Rabu, 07 Desember 2011

Kisah para pencari perizinan yang luar biasa (merana) part 1

Bukan bermaksud apa-apa, hanya ingin sedikit bercerita mengenai apa yang kami rasakan, kami lalui, dan kami hadapi selama mencari perizinan di Jawa Timur. Kisah miris, kisah seru, kisah tragis, kisah senang, dan mungkin kisah menantang, kami rangkum selama berada di Jawa Timur, tepatnya di Surabaya, kota pahlawan yang memberikan cerita kepahlawanan bagi kami, tentang bagaimana nikmatnya berkorban bagi orang lain. Dan semuanya berawal dari sini, sebuah kisah klasik di hari senin, 27 Juni 2011... let’s check it out, our best story that have given many thing to us... oh iya kami belum mengenalkan diri, ada 4 personel beatbox di sini yaitu fredo, ardha, ansori dan eko... :D


first day

Perjalanan pada dasarnya dimulai pada minggu, 26 Juni 2011 pukul 21.00 dan kumpul di kosnya ardha. Sedikit kesulitan kami lalui, karena kami kekurangan tim pengantar ke jembatan janti, yang pada awalnya kami plot yaitu dendi, vicky, bima, galih, dan billy. Namun, setelah diingat-ingat ternyata dendi sudah pulang ke Kalimantan, hehe maaf den. Dan sebuah musibah menghampiri saudara kita semua, yaitu bima yang ternyata paginya anak ini mengalami musibah karena jatuh dari motor. Ckckck *cepat sehat ya bim...

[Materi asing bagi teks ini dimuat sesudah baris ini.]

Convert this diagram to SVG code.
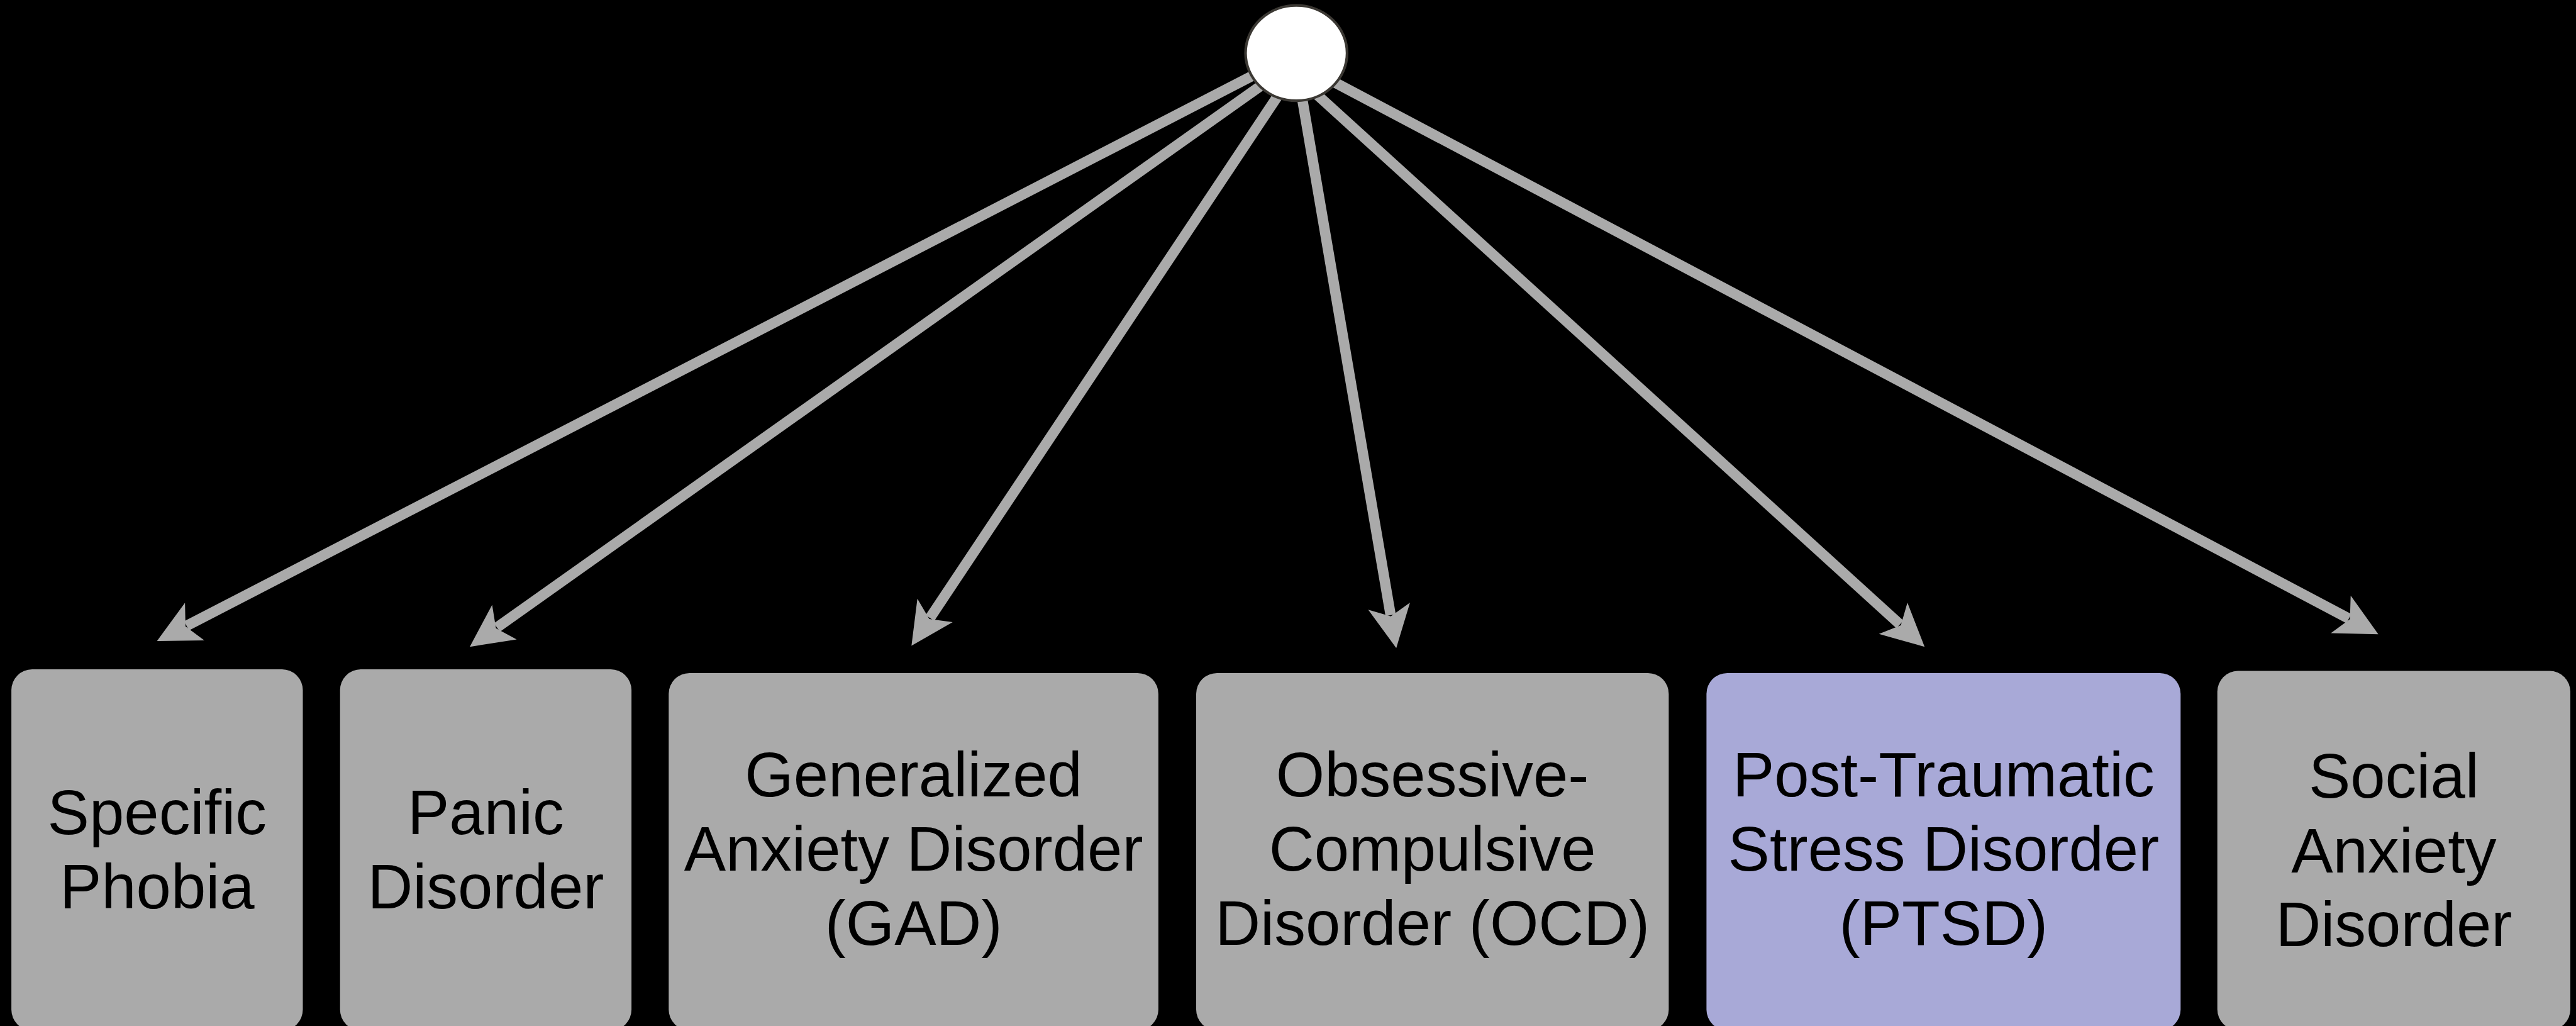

Setelah jarum jam menunjukkan pukul 22.00, akhirnya kami berangkat menuju jembatan janti. Setelah menerjang jalanan malam kota jogja, kami pun sampai di emperan jembatan janti. 1 menit 2 menit hingga 15 menit bus tak kunjung datang, kami pun mulai bosan dan segera berbuat keonaran dengan salah satu objek favorit, yang tak lain adalah saudara eko... hehehe. 3, 4, dan 5 bus pun datang, namun semuanya penuh sesak oleh ribuan penumpang *lebay, kami pun setia menunggu datang datangnya bus yang luang dan siap kami jejali. Setelah menunggu sekian lama, akhirnya datang juga sang ratu “Mira”. Kami pun menyambutnya dengan penuh suka cita dan naiklah kami... dadah kawan, makasih tumpangannya...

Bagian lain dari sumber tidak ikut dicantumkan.